Cameroon journalist handed 10-year jail term

Boko Haram contacted the journalist to correct the death toll in an attack they carried out. By failing to report the phone call to authorities, Ahmed Abba was slapped with anti-terrorism charges.

Radio France Internationale‘s Hausa language journalist Ahmed Abba sentenced to 10 years imprisonment. (File Photo)
TRT World and Agencies

Radio France Internationale‘s Hausa language journalist Ahmed Abba sentenced to 10 years imprisonment. (File Photo)

A Cameroonian journalist has been handed a 10-year jail sentence and a hefty fine by a military tribunal for failing to denounce terrorism.

The sentence handed down late Monday was criticised by both the Committee to Protect Journalists (CPJ) and Radio France Internationale (RFI) for whom Ahmed Abba worked. Abba, who reported for RFI's Hausa language service, was convicted last week after having spent almost two years behind bars, following his arrest in July 2015.

The 10-year sentence and the fine of 55 million Central African Francs ($91,133) was handed down in a military court in Cameroon's capital city of Younde.

"Abba is found not guilty of condoning terrorism, [but] guilty of acts of not denouncing terrorism acts and laundering terrorism acts [blanchiment de produits du terrorisme]," France 24 quoted the president of the court as he read out the ruling last week.

Judge Edou Mewoutou also barred Abba from speaking to the media about the trial.

A lawyer for Abba said he would appeal the sentence.

His conviction is related to his reporting on the Daesh-affiliated group Boko Haram, which has led a nine-year insurgency against the governments of Nigeria, Niger, Cameroon and Chad.

Terror conviction or stifling press freedom?

"Ahmed Abba should never have been detained, prosecuted, and convicted for his journalism – let alone ordered to spend a decade behind bars," CPJ Africa Program Coordinator Angela Quintal in Johannesburg, South Africa said.

"This outrageous sentence signals the lengths that Cameroon authorities are willing to go to intimidate the media and thwart freedom of the press."

A statement released by RFI last week labelled the decision to convict him as incomprehensible.

"Given that no evidence has been provided in the case, this conviction is just about a journalist having exercised his profession," read the statement.

Quintal, speaking to TRT World, said that the charges did not relate to any of his broadcast work.

"He was covering, as I understand it, the refugee crisis. And he had been reporting about things, for example, he reported Boko Haram attack. Say he said 2,000 people were killed. He then received a call as I understand it from a Boko Haram spokesperson or someone purporting to be a Boko Haram spokesperson who then gave him hell for getting his figures wrong. That contact is what has now been the issue."

Quintal said under Cameroon's laws the fact that Boko Haram had contacted Abba had made him a terrorist.

"It was not that he was reporting propaganda for Boko Haram or anything like that," she said. "This is the irony, he gets criticised for his reporting on Boko Haram by Boko Haram itself."

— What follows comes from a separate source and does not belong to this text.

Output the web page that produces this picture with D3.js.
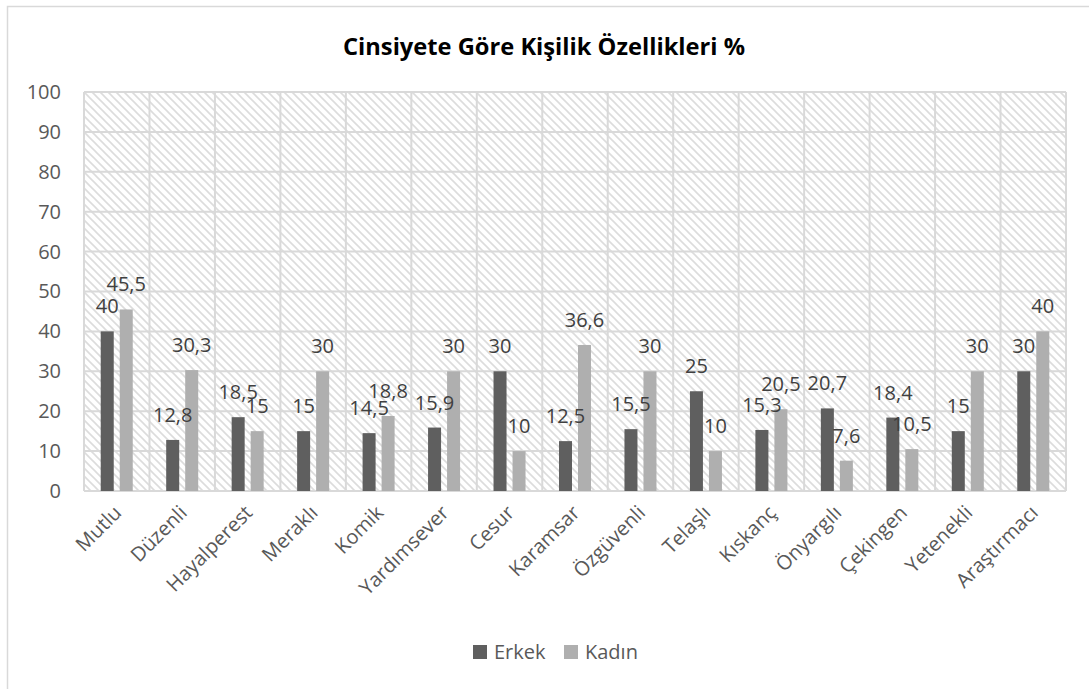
<!DOCTYPE html>
<html lang="tr">
<head>
<meta charset="UTF-8">
<title>Cinsiyete Göre Kişilik Özellikleri</title>
<script src="https://d3js.org/d3.v7.min.js"></script>
<style>
  body { margin: 0; background: #fff; }
  text { font-family: "Open Sans", sans-serif; fill: #595959; }
</style>
</head>
<body>
<div id="chart"></div>
<script>
// data
const categories = ["Mutlu", "Düzenli", "Hayalperest", "Meraklı", "Komik", "Yardımsever", "Cesur",
  "Karamsar", "Özgüvenli", "Telaşlı", "Kıskanç", "Önyargılı", "Çekingen", "Yetenekli", "Araştırmacı"];
const seriesNames = ["Erkek", "Kadın"];
const erkek = [40, 12.8, 18.5, 15, 14.5, 15.9, 30, 12.5, 15.5, 25, 15.3, 20.7, 18.4, 15, 30];
const kadin = [45.5, 30.3, 15, 30, 18.8, 30, 10, 36.6, 30, 10, 20.5, 7.6, 10.5, 30, 40];
const yTicks = [0, 10, 20, 30, 40, 50, 60, 70, 80, 90, 100];
const colors = ["#5f5f5f", "#afafaf"];

const W = 1089, H = 689;
const plot = { left: 84, right: 1066, top: 92, bottom: 491 };

const svg = d3.select("#chart").append("svg")
  .attr("width", W).attr("height", H);

// hatch pattern for the plot area
const defs = svg.append("defs");
const pat = defs.append("pattern")
  .attr("id", "hatch")
  .attr("patternUnits", "userSpaceOnUse")
  .attr("width", 8).attr("height", 8);
pat.append("rect").attr("width", 8).attr("height", 8).attr("fill", "#fff");
pat.append("path")
  .attr("d", "M-2,-2 L10,10 M-2,6 L2,10 M6,-2 L10,2")
  .attr("stroke", "#dcdcdc").attr("stroke-width", 1.6);

// outer chart border
svg.append("rect")
  .attr("x", 7.5).attr("y", 6.5)
  .attr("width", W + 10).attr("height", H + 10)
  .attr("fill", "none").attr("stroke", "#d9d9d9").attr("stroke-width", 1.5);

svg.append("text")
  .attr("x", 544).attr("y", 55)
  .attr("text-anchor", "middle")
  .attr("textLength", 402).attr("lengthAdjust", "spacingAndGlyphs")
  .style("font-weight", "bold").style("font-size", "23px").style("fill", "#000")
  .text("Cinsiyete Göre Kişilik Özellikleri %");

const x0 = d3.scaleBand().domain(categories).range([plot.left, plot.right]);
const x1 = d3.scaleBand().domain(seriesNames).range([0, x0.bandwidth()])
  .paddingInner(0.316).paddingOuter(0.88);
const y = d3.scaleLinear().domain([0, 100]).range([plot.bottom, plot.top]);

svg.append("rect")
  .attr("x", plot.left).attr("y", plot.top)
  .attr("width", plot.right - plot.left).attr("height", plot.bottom - plot.top)
  .attr("fill", "url(#hatch)");

// gridlines
const grid = svg.append("g").attr("stroke", "#d9d9d9").attr("stroke-width", 2);
grid.selectAll("line.h").data(yTicks).join("line")
  .attr("class", "h")
  .attr("x1", plot.left).attr("x2", plot.right)
  .attr("y1", d => y(d)).attr("y2", d => y(d));
grid.selectAll("line.v").data(categories.concat([null])).join("line")
  .attr("class", "v")
  .attr("x1", (d, i) => plot.left + i * x0.step())
  .attr("x2", (d, i) => plot.left + i * x0.step())
  .attr("y1", plot.top).attr("y2", plot.bottom);

// y axis labels
svg.append("g")
  .attr("transform", `translate(${plot.left},0)`)
  .call(d3.axisLeft(y).tickValues(yTicks).tickSize(0).tickPadding(23))
  .call(g => g.select(".domain").remove())
  .call(g => g.selectAll("text").style("font-size", "20px").attr("fill", "#595959")
    .style("font-family", "Open Sans, sans-serif"));

// bars
const rows = categories.map((c, i) => ({ cat: c, vals: [erkek[i], kadin[i]] }));
const groups = svg.selectAll("g.cat").data(rows).join("g")
  .attr("class", "cat")
  .attr("transform", d => `translate(${x0(d.cat)},0)`);

groups.selectAll("rect").data(d => d.vals.map((v, k) => ({ s: seriesNames[k], v, k })))
  .join("rect")
  .attr("x", d => x1(d.s))
  .attr("width", x1.bandwidth())
  .attr("y", d => y(d.v))
  .attr("height", d => y(0) - y(d.v))
  .attr("fill", d => colors[d.k]);

// value labels, drawn after all bars
const fmt = v => String(v).replace(".", ",");
const labels = [];
rows.forEach(r => r.vals.forEach((v, k) => labels.push({ cat: r.cat, s: seriesNames[k], v })));
svg.append("g").selectAll("text").data(labels).join("text")
  .attr("x", d => x0(d.cat) + x1(d.s) + x1.bandwidth() / 2)
  .attr("y", d => y(d.v) - 18)
  .attr("text-anchor", "middle")
  .style("font-size", "20px")
  .style("fill", "#404040")
  .text(d => fmt(d.v));

// category labels
svg.append("g").selectAll("text").data(categories).join("text")
  .attr("text-anchor", "end")
  .attr("transform", d => `translate(${x0(d) + x0.bandwidth() / 2 + 6},${plot.bottom + 23}) rotate(-45)`)
  .style("font-size", "20px")
  .text(d => d);

// legend
const legend = svg.append("g");
const legX = [473, 564];
seriesNames.forEach((s, k) => {
  legend.append("rect")
    .attr("x", legX[k]).attr("y", 645)
    .attr("width", 14).attr("height", 14)
    .attr("fill", colors[k]);
  legend.append("text")
    .attr("x", legX[k] + 21).attr("y", 659)
    .style("font-size", "20px")
    .text(s);
});
</script>
</body>
</html>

Quintal said journalists should not be penalised for not revealing their sources and there were at least another seven journalists in Cameroon who had been detained. Some had yet to be charged, while others have been detained under Cameroon's anti-terrorism laws.

Quintal said those journalists were arrested in relation to their work in the restive Anglophile provinces of Cameroon.

The maximum sentence that Abba could have received in terms of Cameroon's terrorism laws was the death penalty.

At the end of 2014, Cameroon passed anti-terror legislation that imposed the death penalty on those found guilty of carrying out, abetting or sponsoring acts of terrorism facing the death penalty. When passed, the legislation was severely criticised by civil groups and opposition politicians, some of whom claimed at the time that the legislation would be used by incumbent President Paul Biya to extend his 32-year rule.

Government ministers claimed that the legislation was necessary, especially in light of the deteriorating security and humanitarian situation caused by the ongoing Boko Haram insurgency.

Biya has faced international censure for alleged human rights violations in recent months, including during the suppression of protests in the country's two western English-speaking regions.

Organisers of those protests are currently on trial charged under the same anti-terrorism law used against Abba.